In recent years the prolific Spike Lee’s output has mostly passed under the radar in Australia. That will change thanks to BlacKkKlansman, one of his wildest, angriest and bravest efforts.
While there’s humour all through his epics from Do the Right Thing to Bamboozled to Inside Man, this is intended as a comedy, albeit one of an extremely uncomfortable kind where the depiction of the past is a direct and shocking reflection upon the right here and damn now.
Drawn from the memoir by Ron Stallworth and taking place somewhere in the 1970s, this has Ron (wonderfully underplayed by John David Washington, son of Lee’s frequent star Denzel) becoming the first black cop in the Colorado Springs police department. Bored by a desk job, he’s later allowed to work in intelligence and goes undercover at a speech given by Black Panther Kwame Ture (Corey Hawkins), where he meets radical student Patrice Dumas (the excellent Laura Harrier).

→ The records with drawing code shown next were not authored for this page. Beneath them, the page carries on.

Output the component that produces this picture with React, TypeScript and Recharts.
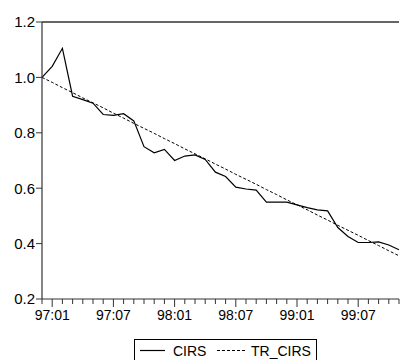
import React from 'react';
import { LineChart, Line, XAxis, YAxis, ReferenceLine } from 'recharts';

const months = [
  '96:12',
  '97:01', '97:02', '97:03', '97:04', '97:05', '97:06', '97:07', '97:08', '97:09', '97:10', '97:11', '97:12',
  '98:01', '98:02', '98:03', '98:04', '98:05', '98:06', '98:07', '98:08', '98:09', '98:10', '98:11', '98:12',
  '99:01', '99:02', '99:03', '99:04', '99:05', '99:06', '99:07', '99:08', '99:09', '99:10', '99:11',
];

const cirs = [
  1.0, 1.04, 1.105, 0.932, 0.92, 0.907, 0.866, 0.863, 0.869, 0.843, 0.75, 0.728,
  0.74, 0.7, 0.716, 0.72, 0.704, 0.658, 0.642, 0.604, 0.597, 0.593, 0.55, 0.55,
  0.55, 0.54, 0.53, 0.522, 0.518, 0.458, 0.426, 0.404, 0.404, 0.406, 0.395, 0.378,
];

const trCirs = [
  1.0, 0.982, 0.963, 0.945, 0.926, 0.908, 0.89, 0.871, 0.853, 0.834, 0.816, 0.798,
  0.779, 0.761, 0.742, 0.724, 0.706, 0.687, 0.669, 0.65, 0.632, 0.614, 0.595, 0.577,
  0.558, 0.54, 0.522, 0.503, 0.485, 0.466, 0.448, 0.43, 0.411, 0.393, 0.374, 0.356,
];

const yTicks = [0.2, 0.4, 0.6, 0.8, 1.0, 1.2];
const majorMonths = ['01', '07'];

const data = months.map((m, i) => ({ month: m, CIRS: cirs[i], TR_CIRS: trCirs[i] }));

const font = 'Arial, "Liberation Sans", sans-serif';

const XTick = (props: any) => {
  const { x, y, payload } = props;
  const v: string = payload.value;
  const major = majorMonths.includes(v.slice(3));
  return (
    <g>
      <line x1={x} x2={x} y1={y} y2={y + (major ? 8 : 5)} stroke="#333" strokeWidth={1} />
      {major && (
        <text x={x} y={y + 21} textAnchor="middle" fontSize={14} fontFamily={font} fill="#000">
          {v}
        </text>
      )}
    </g>
  );
};

export default function App() {
  return (
    <div style={{ position: 'absolute', left: 0, top: 0, width: 400, height: 360, background: '#fff' }}>
      <LineChart
        width={400}
        height={360}
        data={data}
        margin={{ top: 22, right: 1, bottom: 0, left: 0 }}
      >
        <XAxis
          dataKey="month"
          interval={0}
          tickLine={false}
          tickSize={0}
          tickMargin={0}
          height={61}
          axisLine={{ stroke: '#333', strokeWidth: 1.2 }}
          tick={<XTick />}
        />
        <YAxis
          domain={[0.2, 1.2]}
          ticks={yTicks}
          width={42}
          tickSize={6}
          tickMargin={1}
          tickFormatter={(v: number) => v.toFixed(1)}
          axisLine={{ stroke: '#333', strokeWidth: 1.2 }}
          tickLine={{ stroke: '#333' }}
          tick={{ fill: '#000', fontSize: 15, fontFamily: font }}
        />
        <ReferenceLine y={1.2} stroke="#666" strokeWidth={2} />
        <Line
          type="linear"
          dataKey="TR_CIRS"
          stroke="#000"
          strokeWidth={1}
          strokeDasharray="3 2"
          dot={false}
          isAnimationActive={false}
        />
        <Line
          type="linear"
          dataKey="CIRS"
          stroke="#000"
          strokeWidth={1.2}
          dot={false}
          isAnimationActive={false}
        />
      </LineChart>
      <svg
        width={184}
        height={24}
        style={{ position: 'absolute', left: 134, top: 339 }}
      >
        <rect x={0.5} y={0.5} width={182} height={24} fill="#fff" stroke="#000" strokeWidth={1} />
        <line x1={6} x2={31} y1={11.5} y2={11.5} stroke="#000" strokeWidth={1.2} />
        <text x={39} y={17} fontSize={14} fontFamily={font} fill="#000">CIRS</text>
        <line x1={83} x2={112} y1={11.5} y2={11.5} stroke="#000" strokeWidth={1} strokeDasharray="3 2" />
        <text x={117} y={17} fontSize={14} fontFamily={font} fill="#000">TR_CIRS</text>
      </svg>
    </div>
  );
}
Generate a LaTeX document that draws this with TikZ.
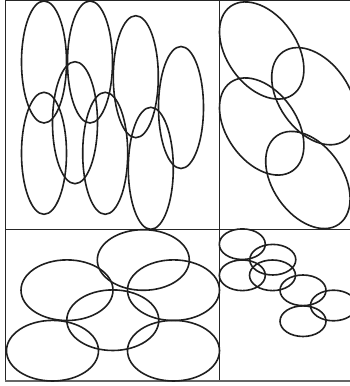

A relationship seems imminent, but it’s compromised by Ron’s inability to tell the truth about his job, especially when, on a whim, he rings the local KKK (“You have reached the Colorado branch of the Ku Klux Klan. Please leave a message.”). Forced to send his colleague Flip Zimmerman (Adam Driver) to meet the KKK under his name (and despite Flip’s Jewish roots), this shifts from sharp character comedy to something far darker and more disturbing, although you will still laugh. And, hopefully, feel guilty about it.
Filling the Klan’s mouths with hideous slurs in a way even harsher than the dialogue in Do the Right Thing, Lee ensures that the talk stops being confronting and starts being funny, then ridiculous, and then tedious. The real Stallworth also talks by phone to unsuspecting Grand Wizard David Duke. He is played by Topher Grace, and his easy-going persona is used to show the politely banal face of hatred.
Demonstrating the influence of Get Out creator Jordan Peele (a producer here), Lee’s film seems like it’s going to follow a standard narrative path, but then he pulls the rug out altogether. There are no happy endings and this is no comedy either, as we hauntingly conclude with a flash-forward to 2017 where nothing has changed.